Source code of charts:

#####

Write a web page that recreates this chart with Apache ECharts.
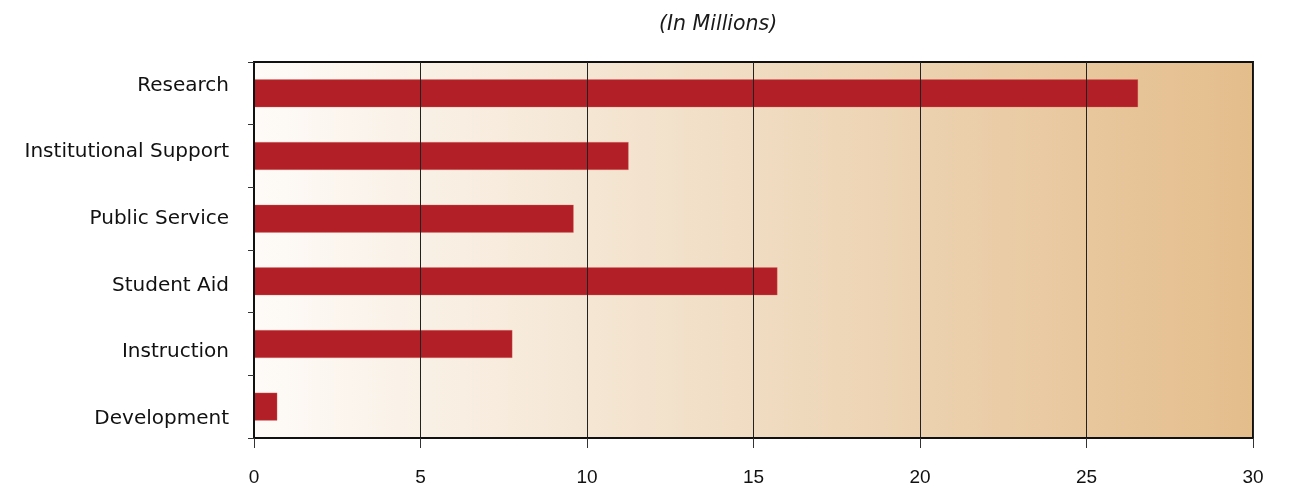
<!DOCTYPE html>
<html>
<head>
<meta charset="utf-8">
<script src="https://cdn.jsdelivr.net/npm/echarts@6/dist/echarts.min.js"></script>
<style>
  html, body { margin: 0; padding: 0; background: #ffffff; }
  #chart { width: 1296px; height: 491px; }
</style>
</head>
<body>
<div id="chart"></div>
<script>
// Expenditure categories, listed top to bottom
const categories = ['Research', 'Institutional Support', 'Public Service', 'Student Aid', 'Instruction', 'Development'];
// Amounts in millions of dollars
const amounts = [26.55, 11.25, 9.6, 15.72, 7.76, 0.7];
// Value axis range and step
const axisMin = 0;
const axisMax = 30;
const axisStep = 5;

const chart = echarts.init(document.getElementById('chart'), null, { renderer: 'canvas' });

const labelFont = '"DejaVu Sans", "Liberation Sans", Arial, sans-serif';
const tickFont = '"Liberation Sans", Arial, Helvetica, sans-serif';

chart.setOption({
  animation: false,
  title: {
    text: '(In Millions)',
    left: 654,
    top: 10,
    textStyle: {
      fontFamily: labelFont,
      fontStyle: 'italic',
      fontWeight: 'normal',
      fontSize: 20.5,
      color: '#1a1a1a'
    }
  },
  grid: [{
    // plotting area with the warm gradient fill
    left: 254,
    right: 43,
    top: 62,
    bottom: 53,
    show: true,
    borderColor: '#111111',
    borderWidth: 2,
    backgroundColor: {
      type: 'linear',
      x: 0, y: 0, x2: 1, y2: 0,
      colorStops: [
        { offset: 0, color: '#fefbf8' },
        { offset: 0.5, color: '#f0dcc2' },
        { offset: 1, color: '#e4bd8b' }
      ]
    }
  }, {
    // slightly taller band used only to space the category names
    left: 254,
    right: 43,
    top: 52,
    bottom: 39,
    show: false
  }],
  xAxis: [{
    type: 'value',
    gridIndex: 0,
    min: axisMin,
    max: axisMax,
    interval: axisStep,
    z: 5,
    axisLine: { show: true, lineStyle: { color: '#111111', width: 2 } },
    axisTick: { show: true, length: 10, lineStyle: { color: '#333333', width: 1 } },
    axisLabel: {
      margin: 30,
      fontFamily: tickFont,
      fontSize: 19,
      color: '#111111'
    },
    splitLine: { show: true, lineStyle: { color: '#222222', width: 1 } }
  }, {
    type: 'value',
    gridIndex: 1,
    min: axisMin,
    max: axisMax,
    show: false
  }],
  yAxis: [{
    type: 'category',
    gridIndex: 0,
    data: categories,
    inverse: true,
    z: 5,
    axisLine: { show: true, lineStyle: { color: '#111111', width: 2 } },
    axisTick: { show: true, length: 6, lineStyle: { color: '#333333', width: 1 } },
    axisLabel: { show: false },
    splitLine: { show: false }
  }, {
    type: 'category',
    gridIndex: 1,
    data: categories,
    inverse: true,
    axisLine: { show: false },
    axisTick: { show: false },
    axisLabel: {
      margin: 25,
      fontFamily: labelFont,
      fontSize: 20,
      color: '#111111'
    },
    splitLine: { show: false }
  }],
  series: [{
    type: 'bar',
    xAxisIndex: 0,
    yAxisIndex: 0,
    data: amounts,
    barWidth: 28,
    itemStyle: {
      color: '#b31f26',
      borderColor: 'rgba(220,120,110,0.6)',
      borderWidth: 0.5
    }
  }]
});
</script>
</body>
</html>
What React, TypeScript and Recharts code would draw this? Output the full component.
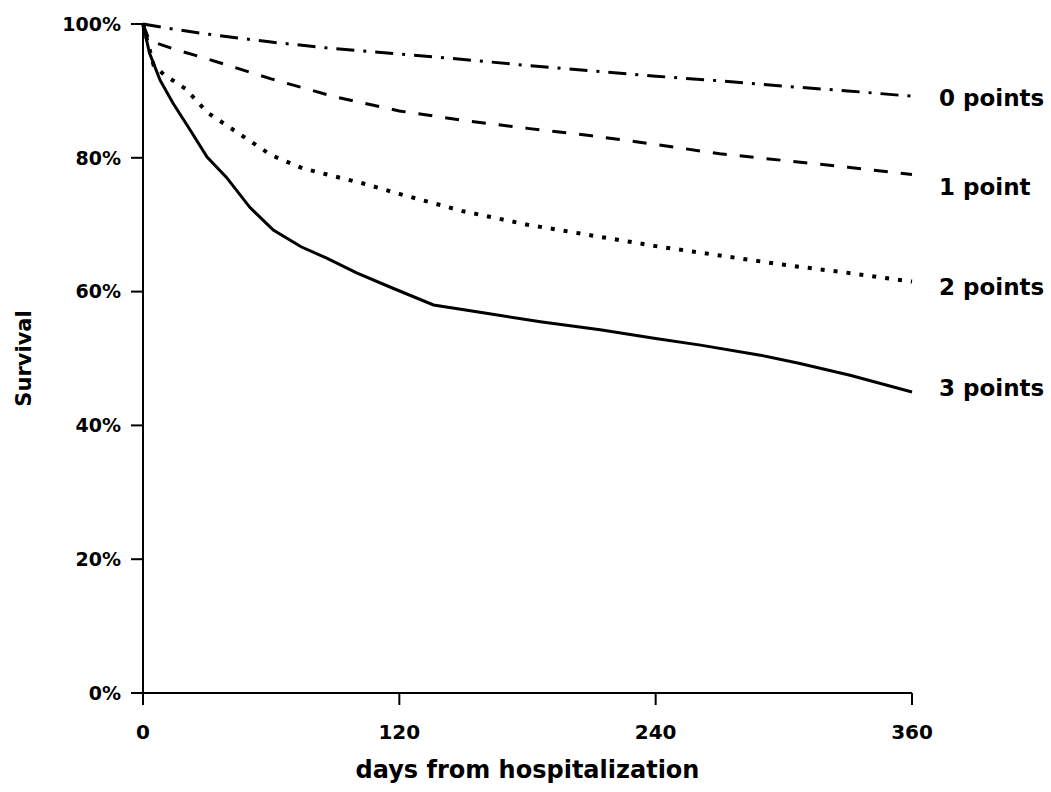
import { LineChart, Line, XAxis, YAxis, Label } from "recharts";

// days / survival (%)
const days0 = [0, 15, 30, 60, 90, 120, 150, 180, 210, 240, 270, 300, 330, 360];
const surv0 = [100, 99.2, 98.5, 97.3, 96.3, 95.5, 94.7, 93.8, 93.0, 92.2, 91.5, 90.7, 90.0, 89.2];

const days1 = [0, 3, 15, 30, 60, 90, 120, 150, 180, 210, 240, 270, 300, 330, 360];
const surv1 = [100, 97.5, 96.2, 94.8, 91.8, 89.1, 87.0, 85.6, 84.4, 83.3, 82.0, 80.6, 79.6, 78.6, 77.5];

const days2 = [0, 5, 10, 20, 30, 45, 60, 75, 90, 105, 120, 150, 180, 210, 240, 270, 300, 330, 360];
const surv2 = [100, 93.8, 92.4, 90.3, 86.8, 83.6, 80.4, 78.4, 77.2, 76.0, 74.6, 72.0, 70.0, 68.4, 66.8, 65.4, 64.0, 62.8, 61.5];

const days3 = [0, 3, 8, 14, 22, 30, 39, 50, 61, 74, 86, 100, 117, 136, 160, 186, 214, 240, 261, 289, 307, 331, 360];
const surv3 = [100, 95.7, 91.6, 88.2, 84.2, 80.1, 77.1, 72.6, 69.2, 66.7, 65.0, 62.8, 60.5, 58.0, 56.8, 55.5, 54.3, 53.0, 52.0, 50.5, 49.3, 47.5, 45.0];

const seriesNames = ["0 points", "1 point", "2 points", "3 points"];
const xTicks = [0, 120, 240, 360];
const yTicks = [0, 20, 40, 60, 80, 100];

const toRows = (days: number[], surv: number[]) =>
  days.map((d, i) => ({ day: d, surv: surv[i] }));

const series = [
  { name: seriesNames[0], data: toRows(days0, surv0), dash: "18 9 3 9", width: 3, dy: 2 },
  { name: seriesNames[1], data: toRows(days1, surv1), dash: "14 13", width: 3, dy: 12 },
  { name: seriesNames[2], data: toRows(days2, surv2), dash: "4 9", width: 4, dy: 5 },
  { name: seriesNames[3], data: toRows(days3, surv3), dash: undefined, width: 3, dy: -4 },
];

const font = "'DejaVu Sans', sans-serif";

const endLabel = (text: string, n: number, dy: number) => (props: any) => {
  if (props.index !== n - 1) return <g />;
  return (
    <text
      x={props.x + 27}
      y={props.y + dy}
      dy="0.35em"
      fontFamily={font}
      fontWeight="bold"
      fontSize={23}
      fill="#000"
    >
      {text}
    </text>
  );
};

export default function App() {
  return (
    <div style={{ position: "absolute", left: 0, top: 0, background: "#fff" }}>
      <LineChart
        width={1051}
        height={792}
        margin={{ top: 24, right: 139, bottom: 59, left: 83 }}
      >
        <XAxis
          type="number"
          dataKey="day"
          domain={[0, 360]}
          ticks={xTicks}
          height={40}
          stroke="#000"
          strokeWidth={2}
          tickSize={12}
          tickMargin={20}
          tick={{ fill: "#000", fontFamily: font, fontWeight: "bold", fontSize: 20 }}
          allowDuplicatedCategory={false}
        >
          <Label
            value="days from hospitalization"
            position="bottom"
            offset={28}
            style={{ fill: "#000", fontFamily: font, fontWeight: "bold", fontSize: 24 }}
          />
        </XAxis>
        <YAxis
          type="number"
          domain={[0, 100]}
          ticks={yTicks}
          width={60}
          stroke="#000"
          strokeWidth={2}
          tickSize={12}
          tickMargin={10}
          tickFormatter={(v: number) => `${v}%`}
          tick={{ fill: "#000", fontFamily: font, fontWeight: "bold", fontSize: 19 }}
        >
          <Label
            value="Survival"
            angle={-90}
            position="left"
            offset={59}
            style={{ fill: "#000", fontFamily: font, fontWeight: "bold", fontSize: 21, textAnchor: "middle" }}
          />
        </YAxis>
        {series.map((s) => (
          <Line
            key={s.name}
            data={s.data}
            dataKey="surv"
            type="linear"
            stroke="#000"
            strokeWidth={s.width}
            strokeDasharray={s.dash}
            dot={false}
            activeDot={false}
            isAnimationActive={false}
            label={endLabel(s.name, s.data.length, s.dy)}
          />
        ))}
      </LineChart>
    </div>
  );
}
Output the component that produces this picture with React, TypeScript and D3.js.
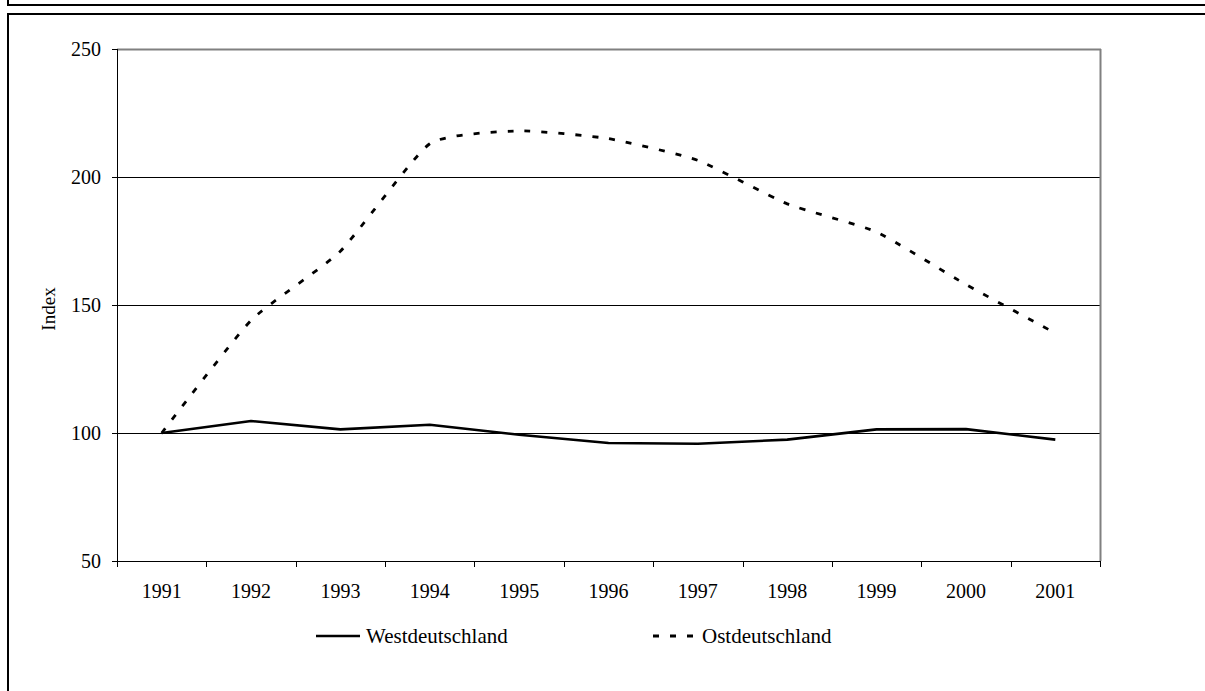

#####

Aim: Retype the whole listing, keeping every line identical and omitting all pictures.

Answer to this task:
Write a web page that recreates this chart with Apache ECharts.
<!DOCTYPE html>
<html>
<head>
<meta charset="utf-8">
<script src="https://cdn.jsdelivr.net/npm/echarts@6/dist/echarts.min.js"></script>
<style>
  html, body { margin: 0; padding: 0; background: #ffffff; }
  #chart { width: 1296px; height: 491px; }
</style>
</head>
<body>
<div id="chart"></div>
<script>
// Expenditure categories, listed top to bottom
const categories = ['Research', 'Institutional Support', 'Public Service', 'Student Aid', 'Instruction', 'Development'];
// Amounts in millions of dollars
const amounts = [26.55, 11.25, 9.6, 15.72, 7.76, 0.7];
// Value axis range and step
const axisMin = 0;
const axisMax = 30;
const axisStep = 5;

const chart = echarts.init(document.getElementById('chart'), null, { renderer: 'canvas' });

const labelFont = '"DejaVu Sans", "Liberation Sans", Arial, sans-serif';
const tickFont = '"Liberation Sans", Arial, Helvetica, sans-serif';

chart.setOption({
  animation: false,
  title: {
    text: '(In Millions)',
    left: 654,
    top: 10,
    textStyle: {
      fontFamily: labelFont,
      fontStyle: 'italic',
      fontWeight: 'normal',
      fontSize: 20.5,
      color: '#1a1a1a'
    }
  },
  grid: [{
    // plotting area with the warm gradient fill
    left: 254,
    right: 43,
    top: 62,
    bottom: 53,
    show: true,
    borderColor: '#111111',
    borderWidth: 2,
    backgroundColor: {
      type: 'linear',
      x: 0, y: 0, x2: 1, y2: 0,
      colorStops: [
        { offset: 0, color: '#fefbf8' },
        { offset: 0.5, color: '#f0dcc2' },
        { offset: 1, color: '#e4bd8b' }
      ]
    }
  }, {
    // slightly taller band used only to space the category names
    left: 254,
    right: 43,
    top: 52,
    bottom: 39,
    show: false
  }],
  xAxis: [{
    type: 'value',
    gridIndex: 0,
    min: axisMin,
    max: axisMax,
    interval: axisStep,
    z: 5,
    axisLine: { show: true, lineStyle: { color: '#111111', width: 2 } },
    axisTick: { show: true, length: 10, lineStyle: { color: '#333333', width: 1 } },
    axisLabel: {
      margin: 30,
      fontFamily: tickFont,
      fontSize: 19,
      color: '#111111'
    },
    splitLine: { show: true, lineStyle: { color: '#222222', width: 1 } }
  }, {
    type: 'value',
    gridIndex: 1,
    min: axisMin,
    max: axisMax,
    show: false
  }],
  yAxis: [{
    type: 'category',
    gridIndex: 0,
    data: categories,
    inverse: true,
    z: 5,
    axisLine: { show: true, lineStyle: { color: '#111111', width: 2 } },
    axisTick: { show: true, length: 6, lineStyle: { color: '#333333', width: 1 } },
    axisLabel: { show: false },
    splitLine: { show: false }
  }, {
    type: 'category',
    gridIndex: 1,
    data: categories,
    inverse: true,
    axisLine: { show: false },
    axisTick: { show: false },
    axisLabel: {
      margin: 25,
      fontFamily: labelFont,
      fontSize: 20,
      color: '#111111'
    },
    splitLine: { show: false }
  }],
  series: [{
    type: 'bar',
    xAxisIndex: 0,
    yAxisIndex: 0,
    data: amounts,
    barWidth: 28,
    itemStyle: {
      color: '#b31f26',
      borderColor: 'rgba(220,120,110,0.6)',
      borderWidth: 0.5
    }
  }]
});
</script>
</body>
</html>
What React, TypeScript and Recharts code would draw this? Output the full component.
import { LineChart, Line, XAxis, YAxis, Label } from "recharts";

// days / survival (%)
const days0 = [0, 15, 30, 60, 90, 120, 150, 180, 210, 240, 270, 300, 330, 360];
const surv0 = [100, 99.2, 98.5, 97.3, 96.3, 95.5, 94.7, 93.8, 93.0, 92.2, 91.5, 90.7, 90.0, 89.2];

const days1 = [0, 3, 15, 30, 60, 90, 120, 150, 180, 210, 240, 270, 300, 330, 360];
const surv1 = [100, 97.5, 96.2, 94.8, 91.8, 89.1, 87.0, 85.6, 84.4, 83.3, 82.0, 80.6, 79.6, 78.6, 77.5];

const days2 = [0, 5, 10, 20, 30, 45, 60, 75, 90, 105, 120, 150, 180, 210, 240, 270, 300, 330, 360];
const surv2 = [100, 93.8, 92.4, 90.3, 86.8, 83.6, 80.4, 78.4, 77.2, 76.0, 74.6, 72.0, 70.0, 68.4, 66.8, 65.4, 64.0, 62.8, 61.5];

const days3 = [0, 3, 8, 14, 22, 30, 39, 50, 61, 74, 86, 100, 117, 136, 160, 186, 214, 240, 261, 289, 307, 331, 360];
const surv3 = [100, 95.7, 91.6, 88.2, 84.2, 80.1, 77.1, 72.6, 69.2, 66.7, 65.0, 62.8, 60.5, 58.0, 56.8, 55.5, 54.3, 53.0, 52.0, 50.5, 49.3, 47.5, 45.0];

const seriesNames = ["0 points", "1 point", "2 points", "3 points"];
const xTicks = [0, 120, 240, 360];
const yTicks = [0, 20, 40, 60, 80, 100];

const toRows = (days: number[], surv: number[]) =>
  days.map((d, i) => ({ day: d, surv: surv[i] }));

const series = [
  { name: seriesNames[0], data: toRows(days0, surv0), dash: "18 9 3 9", width: 3, dy: 2 },
  { name: seriesNames[1], data: toRows(days1, surv1), dash: "14 13", width: 3, dy: 12 },
  { name: seriesNames[2], data: toRows(days2, surv2), dash: "4 9", width: 4, dy: 5 },
  { name: seriesNames[3], data: toRows(days3, surv3), dash: undefined, width: 3, dy: -4 },
];

const font = "'DejaVu Sans', sans-serif";

const endLabel = (text: string, n: number, dy: number) => (props: any) => {
  if (props.index !== n - 1) return <g />;
  return (
    <text
      x={props.x + 27}
      y={props.y + dy}
      dy="0.35em"
      fontFamily={font}
      fontWeight="bold"
      fontSize={23}
      fill="#000"
    >
      {text}
    </text>
  );
};

export default function App() {
  return (
    <div style={{ position: "absolute", left: 0, top: 0, background: "#fff" }}>
      <LineChart
        width={1051}
        height={792}
        margin={{ top: 24, right: 139, bottom: 59, left: 83 }}
      >
        <XAxis
          type="number"
          dataKey="day"
          domain={[0, 360]}
          ticks={xTicks}
          height={40}
          stroke="#000"
          strokeWidth={2}
          tickSize={12}
          tickMargin={20}
          tick={{ fill: "#000", fontFamily: font, fontWeight: "bold", fontSize: 20 }}
          allowDuplicatedCategory={false}
        >
          <Label
            value="days from hospitalization"
            position="bottom"
            offset={28}
            style={{ fill: "#000", fontFamily: font, fontWeight: "bold", fontSize: 24 }}
          />
        </XAxis>
        <YAxis
          type="number"
          domain={[0, 100]}
          ticks={yTicks}
          width={60}
          stroke="#000"
          strokeWidth={2}
          tickSize={12}
          tickMargin={10}
          tickFormatter={(v: number) => `${v}%`}
          tick={{ fill: "#000", fontFamily: font, fontWeight: "bold", fontSize: 19 }}
        >
          <Label
            value="Survival"
            angle={-90}
            position="left"
            offset={59}
            style={{ fill: "#000", fontFamily: font, fontWeight: "bold", fontSize: 21, textAnchor: "middle" }}
          />
        </YAxis>
        {series.map((s) => (
          <Line
            key={s.name}
            data={s.data}
            dataKey="surv"
            type="linear"
            stroke="#000"
            strokeWidth={s.width}
            strokeDasharray={s.dash}
            dot={false}
            activeDot={false}
            isAnimationActive={false}
            label={endLabel(s.name, s.data.length, s.dy)}
          />
        ))}
      </LineChart>
    </div>
  );
}
Output the component that produces this picture with React, TypeScript and D3.js.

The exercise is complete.